[Directions for this task]
Drop every picture. Then return, exactly, the lines from the beginning of the listing below through the one containing "transportRatio, depreciationRatio, leaseRatio];".

[Information supplied]
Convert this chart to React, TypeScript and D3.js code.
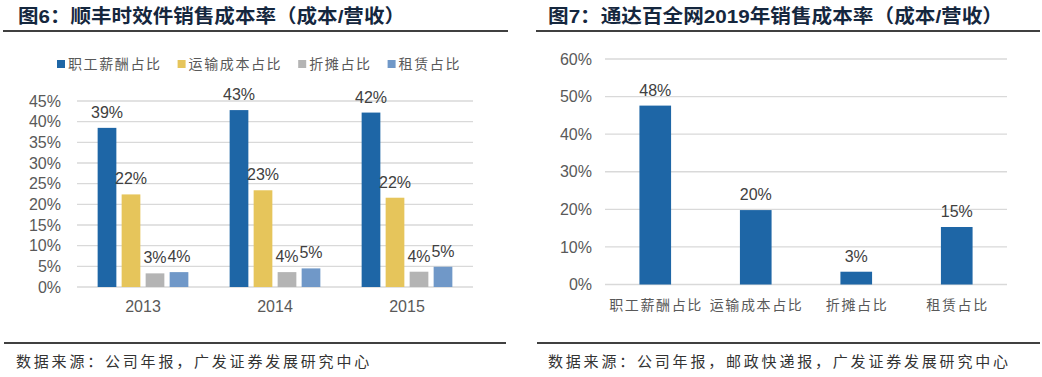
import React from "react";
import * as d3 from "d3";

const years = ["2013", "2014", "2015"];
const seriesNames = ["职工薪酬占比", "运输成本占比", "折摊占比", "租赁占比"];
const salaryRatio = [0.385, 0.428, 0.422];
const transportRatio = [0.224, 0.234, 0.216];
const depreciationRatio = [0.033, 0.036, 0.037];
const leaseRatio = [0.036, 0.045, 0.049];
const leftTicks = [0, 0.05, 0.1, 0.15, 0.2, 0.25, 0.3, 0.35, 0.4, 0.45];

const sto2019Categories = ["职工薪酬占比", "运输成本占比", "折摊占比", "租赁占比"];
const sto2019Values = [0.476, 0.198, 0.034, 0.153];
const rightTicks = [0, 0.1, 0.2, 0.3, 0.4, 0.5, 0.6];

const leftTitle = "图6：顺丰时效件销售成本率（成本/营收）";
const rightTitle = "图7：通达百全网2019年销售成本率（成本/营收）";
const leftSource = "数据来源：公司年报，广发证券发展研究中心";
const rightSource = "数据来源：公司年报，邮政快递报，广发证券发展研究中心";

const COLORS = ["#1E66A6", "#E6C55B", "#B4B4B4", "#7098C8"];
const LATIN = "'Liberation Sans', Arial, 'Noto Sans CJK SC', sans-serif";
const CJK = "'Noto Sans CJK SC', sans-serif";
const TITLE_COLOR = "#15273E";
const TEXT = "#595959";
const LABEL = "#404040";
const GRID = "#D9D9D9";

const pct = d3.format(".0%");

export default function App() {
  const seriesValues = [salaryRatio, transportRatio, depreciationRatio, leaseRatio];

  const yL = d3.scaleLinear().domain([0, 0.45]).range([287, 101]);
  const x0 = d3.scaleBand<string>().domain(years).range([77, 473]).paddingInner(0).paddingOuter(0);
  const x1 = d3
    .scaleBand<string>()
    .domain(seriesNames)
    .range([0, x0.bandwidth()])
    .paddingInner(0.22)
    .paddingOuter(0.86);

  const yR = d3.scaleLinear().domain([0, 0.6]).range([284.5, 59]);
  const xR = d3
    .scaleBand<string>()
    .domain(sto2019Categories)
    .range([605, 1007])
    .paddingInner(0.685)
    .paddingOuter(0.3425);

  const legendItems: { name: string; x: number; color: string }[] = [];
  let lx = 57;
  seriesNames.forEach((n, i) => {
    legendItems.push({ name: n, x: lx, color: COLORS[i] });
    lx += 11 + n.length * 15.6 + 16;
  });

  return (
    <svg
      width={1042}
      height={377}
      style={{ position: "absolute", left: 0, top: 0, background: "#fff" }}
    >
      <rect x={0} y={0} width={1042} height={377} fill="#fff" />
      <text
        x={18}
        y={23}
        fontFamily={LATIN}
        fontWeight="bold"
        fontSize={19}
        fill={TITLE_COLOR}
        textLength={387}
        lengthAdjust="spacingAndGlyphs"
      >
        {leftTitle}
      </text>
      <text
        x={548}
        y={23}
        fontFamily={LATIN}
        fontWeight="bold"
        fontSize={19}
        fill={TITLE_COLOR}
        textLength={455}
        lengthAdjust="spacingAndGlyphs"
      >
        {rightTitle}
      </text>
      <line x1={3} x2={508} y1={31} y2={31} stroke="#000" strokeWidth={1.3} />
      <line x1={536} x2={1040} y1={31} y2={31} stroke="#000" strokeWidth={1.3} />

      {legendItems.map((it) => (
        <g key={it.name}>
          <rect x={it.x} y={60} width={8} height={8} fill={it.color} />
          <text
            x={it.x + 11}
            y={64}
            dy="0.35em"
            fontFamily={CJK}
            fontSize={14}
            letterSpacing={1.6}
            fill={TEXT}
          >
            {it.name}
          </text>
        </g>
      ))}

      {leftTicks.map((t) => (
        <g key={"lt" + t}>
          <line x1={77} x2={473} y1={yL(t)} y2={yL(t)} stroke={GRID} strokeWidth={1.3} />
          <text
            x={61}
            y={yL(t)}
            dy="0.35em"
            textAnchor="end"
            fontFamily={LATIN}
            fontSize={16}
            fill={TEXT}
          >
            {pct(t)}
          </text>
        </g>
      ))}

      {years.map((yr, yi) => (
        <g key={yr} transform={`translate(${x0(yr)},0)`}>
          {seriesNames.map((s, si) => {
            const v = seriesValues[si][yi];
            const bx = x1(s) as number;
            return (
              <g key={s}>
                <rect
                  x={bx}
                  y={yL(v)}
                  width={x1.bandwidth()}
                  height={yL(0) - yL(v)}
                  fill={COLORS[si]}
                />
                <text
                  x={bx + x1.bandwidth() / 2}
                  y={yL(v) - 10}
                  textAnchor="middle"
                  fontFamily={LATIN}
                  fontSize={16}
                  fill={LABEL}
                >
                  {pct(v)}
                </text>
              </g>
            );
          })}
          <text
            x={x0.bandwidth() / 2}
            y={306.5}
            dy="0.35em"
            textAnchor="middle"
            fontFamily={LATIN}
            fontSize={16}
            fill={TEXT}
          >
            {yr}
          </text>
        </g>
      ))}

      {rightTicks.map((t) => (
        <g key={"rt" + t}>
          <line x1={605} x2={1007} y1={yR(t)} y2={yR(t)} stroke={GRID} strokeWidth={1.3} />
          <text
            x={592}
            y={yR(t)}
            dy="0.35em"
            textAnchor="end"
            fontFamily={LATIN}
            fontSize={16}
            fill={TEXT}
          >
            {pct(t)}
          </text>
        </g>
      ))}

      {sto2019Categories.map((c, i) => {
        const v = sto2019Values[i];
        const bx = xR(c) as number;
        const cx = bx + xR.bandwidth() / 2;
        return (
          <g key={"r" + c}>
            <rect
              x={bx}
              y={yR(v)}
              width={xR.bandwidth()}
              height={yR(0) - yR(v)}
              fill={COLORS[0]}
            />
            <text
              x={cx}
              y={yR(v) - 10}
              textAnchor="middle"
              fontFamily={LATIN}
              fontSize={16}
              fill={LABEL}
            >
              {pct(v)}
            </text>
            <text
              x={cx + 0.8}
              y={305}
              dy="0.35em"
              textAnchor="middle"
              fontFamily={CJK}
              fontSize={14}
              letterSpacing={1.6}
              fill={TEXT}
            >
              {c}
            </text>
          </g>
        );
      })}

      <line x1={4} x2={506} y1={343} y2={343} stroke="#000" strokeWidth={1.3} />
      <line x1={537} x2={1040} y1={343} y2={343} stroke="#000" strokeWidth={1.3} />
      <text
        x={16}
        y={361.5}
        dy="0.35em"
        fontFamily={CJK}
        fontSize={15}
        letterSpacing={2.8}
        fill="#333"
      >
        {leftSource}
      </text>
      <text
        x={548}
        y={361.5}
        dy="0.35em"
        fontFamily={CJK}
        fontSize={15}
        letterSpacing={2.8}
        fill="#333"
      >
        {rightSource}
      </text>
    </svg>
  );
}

[Answer for the task]
Convert this chart to React, TypeScript and D3.js code.
import React from "react";
import * as d3 from "d3";

const years = ["2013", "2014", "2015"];
const seriesNames = ["职工薪酬占比", "运输成本占比", "折摊占比", "租赁占比"];
const salaryRatio = [0.385, 0.428, 0.422];
const transportRatio = [0.224, 0.234, 0.216];
const depreciationRatio = [0.033, 0.036, 0.037];
const leaseRatio = [0.036, 0.045, 0.049];
const leftTicks = [0, 0.05, 0.1, 0.15, 0.2, 0.25, 0.3, 0.35, 0.4, 0.45];

const sto2019Categories = ["职工薪酬占比", "运输成本占比", "折摊占比", "租赁占比"];
const sto2019Values = [0.476, 0.198, 0.034, 0.153];
const rightTicks = [0, 0.1, 0.2, 0.3, 0.4, 0.5, 0.6];

const leftTitle = "图6：顺丰时效件销售成本率（成本/营收）";
const rightTitle = "图7：通达百全网2019年销售成本率（成本/营收）";
const leftSource = "数据来源：公司年报，广发证券发展研究中心";
const rightSource = "数据来源：公司年报，邮政快递报，广发证券发展研究中心";

const COLORS = ["#1E66A6", "#E6C55B", "#B4B4B4", "#7098C8"];
const LATIN = "'Liberation Sans', Arial, 'Noto Sans CJK SC', sans-serif";
const CJK = "'Noto Sans CJK SC', sans-serif";
const TITLE_COLOR = "#15273E";
const TEXT = "#595959";
const LABEL = "#404040";
const GRID = "#D9D9D9";

const pct = d3.format(".0%");

export default function App() {
  const seriesValues = [salaryRatio, transportRatio, depreciationRatio, leaseRatio];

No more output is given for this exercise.